Comparing and contrasting two very different magazine shows.
The set is quite large with different areas for the different segments including an area for the presenters to stand for introductions, the sofa area for interviews and an area with countertops for demonstration items. The set is on the waterfront and has large windows in the background of the shots to show off the scenery – suitable for the time of day as it is a morning magazine show. The entirety of the set design creates an open, light feel with few visible walls or separations. The sofa looks cosy and home-like, there is a fluffy carpet on the floor and the coffee table is decorated with coffee mugs (again suggesting the morning setting) and books. The demonstration area is large and curved so that the presenters can move along it to look at different things, on end is backgrounded by the windows but the other resembles a kitchen with an oven in the background and hob built in to the counter. The logo is a mint blue/green colour with white accents which is light and refreshing – also matches the ITV logo as it is one of their flagship shows. This colour scheme is present throughout all of the graphics creating a cohesive look. The website and social media handles appear as graphics throughout, usually at the end of segments, and #ThisMorning is present on screen throughout.

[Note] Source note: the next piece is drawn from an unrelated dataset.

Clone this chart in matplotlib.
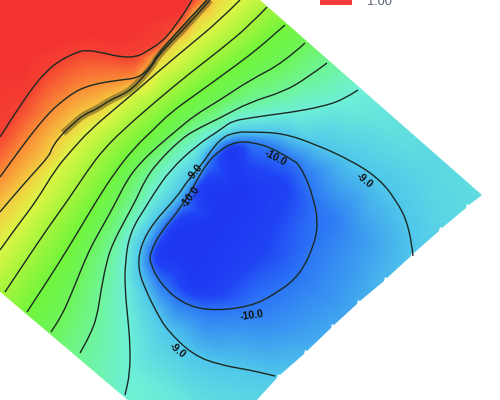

Holly Willoughby and Phillip Schofield every day except Friday where it’s married couple Ruth Langsford and Eamonn Holmes. Middle-aged and older (men generally older than the women). All white and un-offensive, no major scandals, friendly demeanors. Good relationship with one another as the show takes on a chatty tone. Usually dressed in light colours, pastels and smart-casual outfits. Usually dressed to compliment each other. No exposed tattoos or body piercings or colourful hair – natural and down-to-earth appearance.
Topical news discussion show. The show is two hours long so moves through a lot of segments to keep the audience engaged. Demonstration items take place in the studio with the presenters – live so anything could go wrong! Interviews also usually in the studio – the show often discusses social issues and have at least two guests with differing opinions to create a sense of neutrality and usually end in a poll for the viewers to get involved. Other segments include the two presenters discussing something topical and often light-hearted, accompanied with pictures, sometimes silent video footage and usually contains giggles. These sort of conversations quite regularly include innuendos, suitable for a morning programme but entertaining for adults. Casual and inoffensive. Other sections usually involve the general public in some way, maintaining a down-to-earth feel instead of untouchability. There are quite often celebrity guests to plug their latest product and conversations quite often turn personal with them talking about something significant that happened to them – the show isn’t afraid to touch on hard-hitting subjects.
Top Gear (pre 2015)
The studio for Top Gear is a warehouse and looks as such. There is an audience stood around, almost like they’d come in to walk around and look at cars as opposed to being an actual audience. They provide a live laugh track. There are cars scattered around – usually ones that will be talked about in the episode but there are also a couple from challenges that remain in the studio. Lighting rig is visible. TVs with logo on. ‘Rustic’ or even honest feel to it (goes with Clarkson’s ‘honest’ or ‘speaks-his-mind’ sense of humour). Sofa area includes ugly green leather sofas which could be found in a garage. The logo includes a gear which is also present around the raised platform the presenters stand to introduce themselves. The title of the show is spray-painted on the back wall. The presenters spend a lot of their time stood up, again reminding me of a car garage. No evidence of time of day.
Jeremy Clarkson, James May and Richard Hammond. Three older than middle-aged white men – greying hair, balding, unattractive. Clothes are typically very casual, every-day – no designer suits. Jeans, twede, brown, leather, un-tailored. ‘Dad fashion’. Relatable because of their appearance? Often offensive humour, Hammond and May sort of keep Clarkson in check. The humour and banter between the hosts is arguably what brings people to the show.
All about cars – sometimes but rarely it can have features on other modes of transport. Very VT heavy – group challenges, individual car reviews and star in a reasonably priced car which features a celebrity guest (also in the studio to chat with the presenters, usually Clarkson).